● INPUT ROWS

------------------------------------------------

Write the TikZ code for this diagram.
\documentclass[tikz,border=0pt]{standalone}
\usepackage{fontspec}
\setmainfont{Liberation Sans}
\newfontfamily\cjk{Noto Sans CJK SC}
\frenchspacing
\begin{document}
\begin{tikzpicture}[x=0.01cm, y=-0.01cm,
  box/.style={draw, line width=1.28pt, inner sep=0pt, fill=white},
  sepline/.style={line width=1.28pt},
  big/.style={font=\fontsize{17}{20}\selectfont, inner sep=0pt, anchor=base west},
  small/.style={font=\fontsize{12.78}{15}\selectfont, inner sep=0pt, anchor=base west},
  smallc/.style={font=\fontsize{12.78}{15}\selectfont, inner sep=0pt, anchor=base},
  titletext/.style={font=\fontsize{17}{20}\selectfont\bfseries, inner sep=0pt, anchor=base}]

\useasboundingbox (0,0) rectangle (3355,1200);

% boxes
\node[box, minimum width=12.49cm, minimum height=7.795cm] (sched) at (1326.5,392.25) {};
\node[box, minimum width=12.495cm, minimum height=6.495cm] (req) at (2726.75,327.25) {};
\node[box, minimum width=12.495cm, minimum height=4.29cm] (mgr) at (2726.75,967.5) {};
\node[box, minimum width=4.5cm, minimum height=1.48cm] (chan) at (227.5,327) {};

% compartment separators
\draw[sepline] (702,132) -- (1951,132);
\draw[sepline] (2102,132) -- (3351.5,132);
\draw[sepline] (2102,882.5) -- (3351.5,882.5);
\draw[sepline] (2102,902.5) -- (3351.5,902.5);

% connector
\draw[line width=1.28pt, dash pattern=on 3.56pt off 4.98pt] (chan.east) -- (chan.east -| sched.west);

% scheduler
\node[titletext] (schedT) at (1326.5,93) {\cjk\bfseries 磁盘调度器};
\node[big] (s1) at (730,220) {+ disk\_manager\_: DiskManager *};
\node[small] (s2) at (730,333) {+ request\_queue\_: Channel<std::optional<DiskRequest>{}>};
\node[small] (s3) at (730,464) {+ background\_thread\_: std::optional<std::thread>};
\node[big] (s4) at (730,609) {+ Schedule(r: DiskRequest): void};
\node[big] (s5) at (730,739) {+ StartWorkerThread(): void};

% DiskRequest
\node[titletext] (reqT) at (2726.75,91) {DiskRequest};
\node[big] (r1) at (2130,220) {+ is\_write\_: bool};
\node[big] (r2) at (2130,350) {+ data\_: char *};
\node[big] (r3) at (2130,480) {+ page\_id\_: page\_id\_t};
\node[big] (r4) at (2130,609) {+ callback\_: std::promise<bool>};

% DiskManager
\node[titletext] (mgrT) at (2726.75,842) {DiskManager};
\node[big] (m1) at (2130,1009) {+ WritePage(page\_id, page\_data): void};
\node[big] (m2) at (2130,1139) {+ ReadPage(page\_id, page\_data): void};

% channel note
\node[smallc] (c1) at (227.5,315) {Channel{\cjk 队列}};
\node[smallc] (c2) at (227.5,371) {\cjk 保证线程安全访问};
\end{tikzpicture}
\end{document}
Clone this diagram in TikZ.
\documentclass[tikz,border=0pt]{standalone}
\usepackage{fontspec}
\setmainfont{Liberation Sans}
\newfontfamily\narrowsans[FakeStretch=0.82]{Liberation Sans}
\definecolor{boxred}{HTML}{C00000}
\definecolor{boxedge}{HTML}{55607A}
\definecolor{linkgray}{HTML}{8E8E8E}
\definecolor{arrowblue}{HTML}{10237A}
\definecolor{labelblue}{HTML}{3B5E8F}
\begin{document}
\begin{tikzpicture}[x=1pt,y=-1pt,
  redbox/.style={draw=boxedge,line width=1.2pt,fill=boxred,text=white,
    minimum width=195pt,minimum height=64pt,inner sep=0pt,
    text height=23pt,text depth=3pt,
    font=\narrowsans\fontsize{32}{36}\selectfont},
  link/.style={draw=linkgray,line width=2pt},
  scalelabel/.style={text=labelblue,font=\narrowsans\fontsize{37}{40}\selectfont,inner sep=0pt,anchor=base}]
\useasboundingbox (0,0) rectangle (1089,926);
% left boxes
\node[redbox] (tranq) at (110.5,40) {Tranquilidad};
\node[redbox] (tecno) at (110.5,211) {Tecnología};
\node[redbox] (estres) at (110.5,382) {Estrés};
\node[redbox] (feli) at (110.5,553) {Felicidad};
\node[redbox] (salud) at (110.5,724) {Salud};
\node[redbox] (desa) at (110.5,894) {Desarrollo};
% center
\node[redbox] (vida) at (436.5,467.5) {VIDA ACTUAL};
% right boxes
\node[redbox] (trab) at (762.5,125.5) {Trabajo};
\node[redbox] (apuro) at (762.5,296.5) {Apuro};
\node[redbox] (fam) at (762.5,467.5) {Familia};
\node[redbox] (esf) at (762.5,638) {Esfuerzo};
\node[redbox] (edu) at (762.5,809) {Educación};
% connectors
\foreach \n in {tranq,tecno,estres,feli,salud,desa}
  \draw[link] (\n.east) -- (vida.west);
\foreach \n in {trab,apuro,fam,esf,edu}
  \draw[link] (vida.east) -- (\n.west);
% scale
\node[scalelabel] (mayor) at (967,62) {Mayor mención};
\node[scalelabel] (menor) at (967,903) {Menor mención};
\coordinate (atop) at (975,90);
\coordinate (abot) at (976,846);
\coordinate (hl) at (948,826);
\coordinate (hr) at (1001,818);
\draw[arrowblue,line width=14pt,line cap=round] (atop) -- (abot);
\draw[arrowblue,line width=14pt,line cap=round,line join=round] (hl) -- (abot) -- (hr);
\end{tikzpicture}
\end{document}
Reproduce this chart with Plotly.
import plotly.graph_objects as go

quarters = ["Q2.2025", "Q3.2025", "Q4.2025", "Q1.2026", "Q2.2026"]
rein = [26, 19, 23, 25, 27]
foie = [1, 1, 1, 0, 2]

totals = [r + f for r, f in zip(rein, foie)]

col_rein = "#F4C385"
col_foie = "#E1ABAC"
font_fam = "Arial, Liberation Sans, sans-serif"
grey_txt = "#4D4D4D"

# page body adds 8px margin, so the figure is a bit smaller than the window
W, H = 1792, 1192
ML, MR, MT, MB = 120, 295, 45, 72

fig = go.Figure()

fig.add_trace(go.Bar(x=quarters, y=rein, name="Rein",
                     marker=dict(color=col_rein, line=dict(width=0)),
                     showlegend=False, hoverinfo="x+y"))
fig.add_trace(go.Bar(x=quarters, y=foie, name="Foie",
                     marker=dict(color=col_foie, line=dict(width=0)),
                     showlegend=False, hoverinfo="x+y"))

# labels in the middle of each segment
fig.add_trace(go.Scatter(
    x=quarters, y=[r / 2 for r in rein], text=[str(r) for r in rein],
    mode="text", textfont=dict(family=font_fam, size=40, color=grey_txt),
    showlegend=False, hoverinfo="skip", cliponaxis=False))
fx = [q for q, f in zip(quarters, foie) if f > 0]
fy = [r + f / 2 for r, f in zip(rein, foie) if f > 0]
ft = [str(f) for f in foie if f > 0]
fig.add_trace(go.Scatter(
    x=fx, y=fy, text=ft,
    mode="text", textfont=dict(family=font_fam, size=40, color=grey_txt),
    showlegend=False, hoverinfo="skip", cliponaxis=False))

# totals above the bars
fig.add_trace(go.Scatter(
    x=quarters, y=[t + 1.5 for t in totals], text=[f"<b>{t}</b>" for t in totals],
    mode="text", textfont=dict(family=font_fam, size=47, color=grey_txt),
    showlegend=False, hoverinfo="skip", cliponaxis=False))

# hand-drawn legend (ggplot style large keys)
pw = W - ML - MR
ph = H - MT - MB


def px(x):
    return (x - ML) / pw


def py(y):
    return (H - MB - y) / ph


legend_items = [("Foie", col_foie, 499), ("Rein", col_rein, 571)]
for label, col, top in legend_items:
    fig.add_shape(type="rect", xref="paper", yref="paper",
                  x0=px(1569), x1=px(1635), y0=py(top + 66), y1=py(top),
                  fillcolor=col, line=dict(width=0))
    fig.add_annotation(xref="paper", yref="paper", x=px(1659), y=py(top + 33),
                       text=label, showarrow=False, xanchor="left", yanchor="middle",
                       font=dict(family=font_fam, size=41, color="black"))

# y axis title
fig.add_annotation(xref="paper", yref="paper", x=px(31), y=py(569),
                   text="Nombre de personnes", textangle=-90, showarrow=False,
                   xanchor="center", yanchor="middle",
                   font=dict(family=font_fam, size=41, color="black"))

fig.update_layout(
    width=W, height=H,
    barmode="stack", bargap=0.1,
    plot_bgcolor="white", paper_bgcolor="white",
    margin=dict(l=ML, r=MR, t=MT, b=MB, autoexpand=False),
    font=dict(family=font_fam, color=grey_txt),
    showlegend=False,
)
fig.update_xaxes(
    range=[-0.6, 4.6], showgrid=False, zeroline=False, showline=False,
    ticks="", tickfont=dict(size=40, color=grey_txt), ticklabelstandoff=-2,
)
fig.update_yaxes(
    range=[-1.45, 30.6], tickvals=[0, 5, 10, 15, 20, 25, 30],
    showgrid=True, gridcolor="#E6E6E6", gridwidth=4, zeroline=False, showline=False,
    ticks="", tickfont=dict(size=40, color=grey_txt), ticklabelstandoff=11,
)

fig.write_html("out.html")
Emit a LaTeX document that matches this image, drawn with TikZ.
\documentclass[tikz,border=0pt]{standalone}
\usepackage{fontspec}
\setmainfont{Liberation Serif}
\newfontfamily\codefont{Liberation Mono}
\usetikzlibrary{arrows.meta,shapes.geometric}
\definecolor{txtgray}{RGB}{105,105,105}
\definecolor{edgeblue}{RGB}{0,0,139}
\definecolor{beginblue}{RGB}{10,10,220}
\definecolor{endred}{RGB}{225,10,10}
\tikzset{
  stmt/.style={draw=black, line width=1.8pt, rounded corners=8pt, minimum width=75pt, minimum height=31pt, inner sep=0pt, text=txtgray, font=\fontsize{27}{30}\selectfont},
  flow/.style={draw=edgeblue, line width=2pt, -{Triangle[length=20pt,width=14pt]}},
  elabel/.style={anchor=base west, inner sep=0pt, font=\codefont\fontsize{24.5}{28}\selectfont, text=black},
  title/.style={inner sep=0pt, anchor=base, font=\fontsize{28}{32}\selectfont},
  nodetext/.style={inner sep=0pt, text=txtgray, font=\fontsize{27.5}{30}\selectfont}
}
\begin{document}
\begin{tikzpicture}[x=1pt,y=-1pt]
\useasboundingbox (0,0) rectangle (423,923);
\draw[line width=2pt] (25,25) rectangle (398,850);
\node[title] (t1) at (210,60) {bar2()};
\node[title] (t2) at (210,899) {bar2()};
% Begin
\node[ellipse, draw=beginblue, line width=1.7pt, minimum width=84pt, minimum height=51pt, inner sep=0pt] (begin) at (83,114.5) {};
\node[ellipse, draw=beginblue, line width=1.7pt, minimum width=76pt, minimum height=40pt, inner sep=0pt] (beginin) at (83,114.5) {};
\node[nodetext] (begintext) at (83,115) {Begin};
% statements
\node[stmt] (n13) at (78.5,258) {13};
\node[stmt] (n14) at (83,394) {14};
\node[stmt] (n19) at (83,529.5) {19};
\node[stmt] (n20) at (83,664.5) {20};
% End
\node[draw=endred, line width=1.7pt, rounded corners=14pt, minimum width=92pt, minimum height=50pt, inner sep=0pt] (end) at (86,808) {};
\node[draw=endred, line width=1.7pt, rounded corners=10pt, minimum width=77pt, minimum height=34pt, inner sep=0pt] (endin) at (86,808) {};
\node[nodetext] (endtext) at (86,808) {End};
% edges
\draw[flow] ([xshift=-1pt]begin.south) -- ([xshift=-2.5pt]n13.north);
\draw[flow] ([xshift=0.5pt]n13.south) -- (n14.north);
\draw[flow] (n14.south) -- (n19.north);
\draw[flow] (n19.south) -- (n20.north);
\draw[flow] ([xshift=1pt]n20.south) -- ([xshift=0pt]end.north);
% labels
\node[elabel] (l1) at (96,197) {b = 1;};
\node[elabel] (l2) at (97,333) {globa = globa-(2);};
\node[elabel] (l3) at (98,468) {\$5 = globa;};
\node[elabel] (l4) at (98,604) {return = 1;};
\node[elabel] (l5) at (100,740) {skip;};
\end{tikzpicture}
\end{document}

------------------------------------------------

● STATED TASK
Give back the opening line of the records above and every line after it, up to and including the one with "(s5) at (730,739)", unchanged.

● WRITTEN ANSWER
Write the TikZ code for this diagram.
\documentclass[tikz,border=0pt]{standalone}
\usepackage{fontspec}
\setmainfont{Liberation Sans}
\newfontfamily\cjk{Noto Sans CJK SC}
\frenchspacing
\begin{document}
\begin{tikzpicture}[x=0.01cm, y=-0.01cm,
  box/.style={draw, line width=1.28pt, inner sep=0pt, fill=white},
  sepline/.style={line width=1.28pt},
  big/.style={font=\fontsize{17}{20}\selectfont, inner sep=0pt, anchor=base west},
  small/.style={font=\fontsize{12.78}{15}\selectfont, inner sep=0pt, anchor=base west},
  smallc/.style={font=\fontsize{12.78}{15}\selectfont, inner sep=0pt, anchor=base},
  titletext/.style={font=\fontsize{17}{20}\selectfont\bfseries, inner sep=0pt, anchor=base}]

\useasboundingbox (0,0) rectangle (3355,1200);

% boxes
\node[box, minimum width=12.49cm, minimum height=7.795cm] (sched) at (1326.5,392.25) {};
\node[box, minimum width=12.495cm, minimum height=6.495cm] (req) at (2726.75,327.25) {};
\node[box, minimum width=12.495cm, minimum height=4.29cm] (mgr) at (2726.75,967.5) {};
\node[box, minimum width=4.5cm, minimum height=1.48cm] (chan) at (227.5,327) {};

% compartment separators
\draw[sepline] (702,132) -- (1951,132);
\draw[sepline] (2102,132) -- (3351.5,132);
\draw[sepline] (2102,882.5) -- (3351.5,882.5);
\draw[sepline] (2102,902.5) -- (3351.5,902.5);

% connector
\draw[line width=1.28pt, dash pattern=on 3.56pt off 4.98pt] (chan.east) -- (chan.east -| sched.west);

% scheduler
\node[titletext] (schedT) at (1326.5,93) {\cjk\bfseries 磁盘调度器};
\node[big] (s1) at (730,220) {+ disk\_manager\_: DiskManager *};
\node[small] (s2) at (730,333) {+ request\_queue\_: Channel<std::optional<DiskRequest>{}>};
\node[small] (s3) at (730,464) {+ background\_thread\_: std::optional<std::thread>};
\node[big] (s4) at (730,609) {+ Schedule(r: DiskRequest): void};
\node[big] (s5) at (730,739) {+ StartWorkerThread(): void};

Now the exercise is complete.